- **DATASET EXTRACT**
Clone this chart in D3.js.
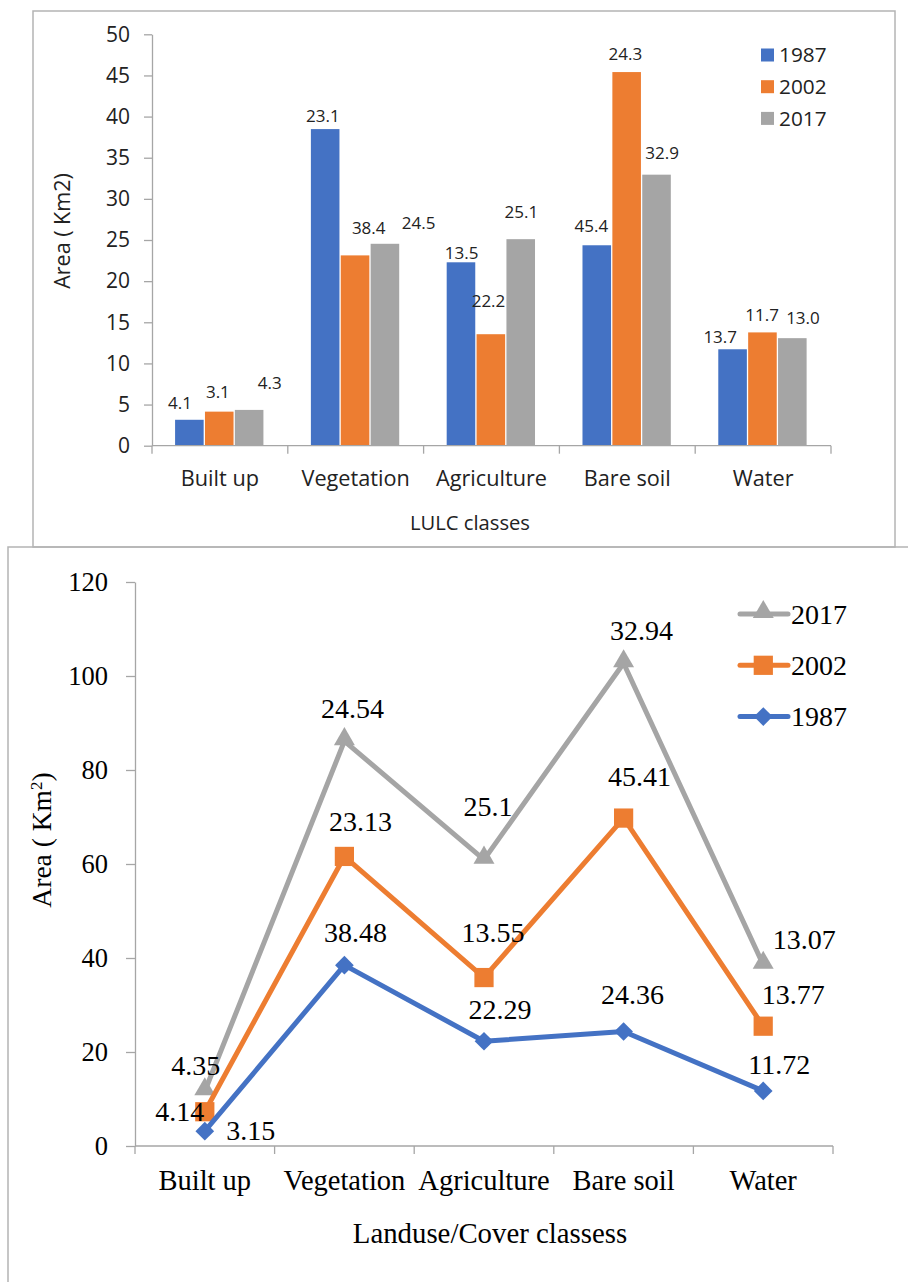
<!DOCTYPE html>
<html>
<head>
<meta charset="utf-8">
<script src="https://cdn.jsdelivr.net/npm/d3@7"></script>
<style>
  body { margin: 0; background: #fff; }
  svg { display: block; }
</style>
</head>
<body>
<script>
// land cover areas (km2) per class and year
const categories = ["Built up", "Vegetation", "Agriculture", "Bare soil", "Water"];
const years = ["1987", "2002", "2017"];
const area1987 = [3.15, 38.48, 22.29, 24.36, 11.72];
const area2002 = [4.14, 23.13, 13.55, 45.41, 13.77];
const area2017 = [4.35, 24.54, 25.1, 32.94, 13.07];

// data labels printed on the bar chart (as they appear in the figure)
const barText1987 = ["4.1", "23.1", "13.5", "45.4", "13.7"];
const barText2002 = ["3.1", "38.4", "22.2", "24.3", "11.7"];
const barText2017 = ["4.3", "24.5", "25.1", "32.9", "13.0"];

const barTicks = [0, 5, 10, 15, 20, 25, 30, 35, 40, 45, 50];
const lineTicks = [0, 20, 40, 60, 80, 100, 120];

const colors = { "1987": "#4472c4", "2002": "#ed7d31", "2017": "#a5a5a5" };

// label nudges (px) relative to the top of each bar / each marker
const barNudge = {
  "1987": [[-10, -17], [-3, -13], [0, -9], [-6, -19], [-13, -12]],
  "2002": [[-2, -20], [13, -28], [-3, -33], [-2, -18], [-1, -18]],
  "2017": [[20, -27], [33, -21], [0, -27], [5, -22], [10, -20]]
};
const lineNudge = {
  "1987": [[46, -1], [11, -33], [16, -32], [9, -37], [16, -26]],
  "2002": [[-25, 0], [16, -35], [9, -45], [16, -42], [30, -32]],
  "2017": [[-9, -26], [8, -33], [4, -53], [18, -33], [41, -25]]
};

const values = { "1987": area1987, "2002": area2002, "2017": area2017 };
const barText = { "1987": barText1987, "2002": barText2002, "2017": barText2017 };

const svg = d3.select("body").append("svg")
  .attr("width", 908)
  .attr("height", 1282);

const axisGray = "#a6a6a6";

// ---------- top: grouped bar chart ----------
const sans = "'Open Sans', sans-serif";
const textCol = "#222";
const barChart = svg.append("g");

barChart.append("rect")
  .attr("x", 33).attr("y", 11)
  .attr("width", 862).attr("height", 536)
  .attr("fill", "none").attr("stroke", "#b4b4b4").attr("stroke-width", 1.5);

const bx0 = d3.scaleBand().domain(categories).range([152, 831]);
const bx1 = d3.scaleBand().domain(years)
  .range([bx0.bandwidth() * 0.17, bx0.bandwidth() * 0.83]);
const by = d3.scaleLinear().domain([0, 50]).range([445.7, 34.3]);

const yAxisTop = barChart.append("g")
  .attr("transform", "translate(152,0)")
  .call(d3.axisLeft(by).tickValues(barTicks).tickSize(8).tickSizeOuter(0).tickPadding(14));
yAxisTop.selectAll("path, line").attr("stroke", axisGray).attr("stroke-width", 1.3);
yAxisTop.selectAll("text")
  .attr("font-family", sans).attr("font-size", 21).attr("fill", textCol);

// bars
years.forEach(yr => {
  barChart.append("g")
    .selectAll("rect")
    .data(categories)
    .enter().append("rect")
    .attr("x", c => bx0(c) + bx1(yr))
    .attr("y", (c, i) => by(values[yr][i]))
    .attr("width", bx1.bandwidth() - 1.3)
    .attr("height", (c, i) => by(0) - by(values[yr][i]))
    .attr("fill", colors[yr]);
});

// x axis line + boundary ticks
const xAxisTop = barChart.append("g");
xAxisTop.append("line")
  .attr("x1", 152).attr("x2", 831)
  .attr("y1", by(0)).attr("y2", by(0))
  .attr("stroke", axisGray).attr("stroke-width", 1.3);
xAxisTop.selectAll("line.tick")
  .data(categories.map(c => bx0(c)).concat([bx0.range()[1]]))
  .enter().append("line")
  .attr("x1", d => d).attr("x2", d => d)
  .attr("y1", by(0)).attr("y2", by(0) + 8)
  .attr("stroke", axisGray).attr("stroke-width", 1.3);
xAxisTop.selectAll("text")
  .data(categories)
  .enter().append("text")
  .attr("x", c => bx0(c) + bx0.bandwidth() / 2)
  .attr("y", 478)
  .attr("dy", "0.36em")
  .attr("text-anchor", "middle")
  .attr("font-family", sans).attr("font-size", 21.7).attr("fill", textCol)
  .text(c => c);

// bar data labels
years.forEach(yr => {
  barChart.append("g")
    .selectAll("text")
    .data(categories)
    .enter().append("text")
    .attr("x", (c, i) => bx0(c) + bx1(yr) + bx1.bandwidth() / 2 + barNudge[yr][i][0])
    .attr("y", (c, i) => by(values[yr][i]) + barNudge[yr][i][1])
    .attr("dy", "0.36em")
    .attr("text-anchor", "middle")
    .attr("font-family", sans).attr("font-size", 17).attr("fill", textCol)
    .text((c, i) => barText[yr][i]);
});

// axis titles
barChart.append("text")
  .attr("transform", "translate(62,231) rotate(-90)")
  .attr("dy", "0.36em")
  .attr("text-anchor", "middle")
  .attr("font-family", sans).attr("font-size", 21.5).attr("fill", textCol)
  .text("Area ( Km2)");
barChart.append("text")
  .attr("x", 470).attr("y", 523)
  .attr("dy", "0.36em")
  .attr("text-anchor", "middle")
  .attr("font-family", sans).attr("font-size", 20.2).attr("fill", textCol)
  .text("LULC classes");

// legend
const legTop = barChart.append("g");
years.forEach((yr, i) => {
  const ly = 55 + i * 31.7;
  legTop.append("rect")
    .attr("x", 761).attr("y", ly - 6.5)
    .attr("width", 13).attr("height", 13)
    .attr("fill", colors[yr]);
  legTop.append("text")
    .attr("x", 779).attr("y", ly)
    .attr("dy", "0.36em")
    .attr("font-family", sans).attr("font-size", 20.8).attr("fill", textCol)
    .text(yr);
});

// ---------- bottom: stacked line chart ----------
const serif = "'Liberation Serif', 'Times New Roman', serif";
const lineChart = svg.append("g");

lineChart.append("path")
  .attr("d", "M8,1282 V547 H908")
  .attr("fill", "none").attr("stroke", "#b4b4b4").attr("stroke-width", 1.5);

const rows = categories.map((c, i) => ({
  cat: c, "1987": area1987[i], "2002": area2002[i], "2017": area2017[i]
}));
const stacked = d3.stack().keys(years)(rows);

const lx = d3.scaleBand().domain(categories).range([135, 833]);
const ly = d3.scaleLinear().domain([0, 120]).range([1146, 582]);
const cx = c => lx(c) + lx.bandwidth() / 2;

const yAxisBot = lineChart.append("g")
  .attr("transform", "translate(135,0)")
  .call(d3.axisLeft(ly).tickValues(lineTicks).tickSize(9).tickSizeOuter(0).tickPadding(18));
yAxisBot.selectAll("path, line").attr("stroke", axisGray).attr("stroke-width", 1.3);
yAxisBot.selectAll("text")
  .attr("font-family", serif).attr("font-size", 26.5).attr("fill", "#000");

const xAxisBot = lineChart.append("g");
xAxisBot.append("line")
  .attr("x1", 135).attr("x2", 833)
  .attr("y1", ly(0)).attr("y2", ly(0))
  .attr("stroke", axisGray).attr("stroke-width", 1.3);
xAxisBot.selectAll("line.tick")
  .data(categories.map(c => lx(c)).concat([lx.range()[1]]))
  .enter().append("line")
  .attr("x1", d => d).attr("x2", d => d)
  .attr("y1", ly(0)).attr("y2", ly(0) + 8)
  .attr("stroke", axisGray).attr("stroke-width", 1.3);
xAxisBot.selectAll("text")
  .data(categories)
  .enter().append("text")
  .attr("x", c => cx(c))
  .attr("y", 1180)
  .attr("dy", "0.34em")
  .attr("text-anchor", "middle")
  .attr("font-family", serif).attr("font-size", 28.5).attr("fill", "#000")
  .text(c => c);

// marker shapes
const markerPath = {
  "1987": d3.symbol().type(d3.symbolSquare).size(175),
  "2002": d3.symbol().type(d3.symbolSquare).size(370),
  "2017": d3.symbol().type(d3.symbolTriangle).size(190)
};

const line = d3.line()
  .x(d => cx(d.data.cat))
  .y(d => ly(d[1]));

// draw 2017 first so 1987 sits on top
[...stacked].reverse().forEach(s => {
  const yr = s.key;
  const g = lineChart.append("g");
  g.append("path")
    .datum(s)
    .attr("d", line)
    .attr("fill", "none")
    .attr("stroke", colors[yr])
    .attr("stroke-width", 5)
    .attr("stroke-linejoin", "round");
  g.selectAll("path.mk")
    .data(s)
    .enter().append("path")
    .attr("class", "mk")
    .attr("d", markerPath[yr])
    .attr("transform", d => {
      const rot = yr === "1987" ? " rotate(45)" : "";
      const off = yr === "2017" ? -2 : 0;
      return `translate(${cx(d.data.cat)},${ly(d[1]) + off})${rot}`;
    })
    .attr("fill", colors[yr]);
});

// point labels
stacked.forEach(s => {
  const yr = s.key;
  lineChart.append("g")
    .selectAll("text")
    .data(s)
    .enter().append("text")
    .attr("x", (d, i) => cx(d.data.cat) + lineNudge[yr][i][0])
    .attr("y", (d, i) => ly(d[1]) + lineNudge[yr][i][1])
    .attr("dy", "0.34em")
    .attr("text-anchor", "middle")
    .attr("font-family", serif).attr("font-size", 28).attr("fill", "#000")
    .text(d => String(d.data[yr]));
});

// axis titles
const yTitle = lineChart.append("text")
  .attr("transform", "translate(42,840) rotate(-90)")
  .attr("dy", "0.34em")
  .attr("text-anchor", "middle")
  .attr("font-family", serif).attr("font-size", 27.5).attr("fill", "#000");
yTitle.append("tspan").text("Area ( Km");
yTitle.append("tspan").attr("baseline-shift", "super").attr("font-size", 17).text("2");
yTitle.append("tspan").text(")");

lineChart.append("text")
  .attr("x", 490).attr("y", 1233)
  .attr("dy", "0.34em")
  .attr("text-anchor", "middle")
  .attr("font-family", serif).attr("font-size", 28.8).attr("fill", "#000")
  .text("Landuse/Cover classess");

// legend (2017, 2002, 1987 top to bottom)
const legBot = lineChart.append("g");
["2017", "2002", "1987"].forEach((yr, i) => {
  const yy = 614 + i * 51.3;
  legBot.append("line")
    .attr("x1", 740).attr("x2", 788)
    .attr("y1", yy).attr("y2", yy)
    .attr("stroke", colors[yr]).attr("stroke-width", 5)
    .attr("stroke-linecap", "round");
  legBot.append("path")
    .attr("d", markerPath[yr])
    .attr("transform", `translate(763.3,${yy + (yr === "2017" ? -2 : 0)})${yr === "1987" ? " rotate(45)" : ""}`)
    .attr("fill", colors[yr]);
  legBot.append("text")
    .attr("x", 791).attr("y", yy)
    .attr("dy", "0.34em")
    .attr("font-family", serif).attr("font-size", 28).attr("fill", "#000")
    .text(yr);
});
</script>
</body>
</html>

- **STATED TASK**
Every line from the start of the listing above through the line with "const area2017 = [4.35, 24.54, 25.1, 32.94, 13.07];" should be repeated exactly; skip the pictures and add nothing else.

- **RESULT OF THE TASK**
Clone this chart in D3.js.
<!DOCTYPE html>
<html>
<head>
<meta charset="utf-8">
<script src="https://cdn.jsdelivr.net/npm/d3@7"></script>
<style>
  body { margin: 0; background: #fff; }
  svg { display: block; }
</style>
</head>
<body>
<script>
// land cover areas (km2) per class and year
const categories = ["Built up", "Vegetation", "Agriculture", "Bare soil", "Water"];
const years = ["1987", "2002", "2017"];
const area1987 = [3.15, 38.48, 22.29, 24.36, 11.72];
const area2002 = [4.14, 23.13, 13.55, 45.41, 13.77];
const area2017 = [4.35, 24.54, 25.1, 32.94, 13.07];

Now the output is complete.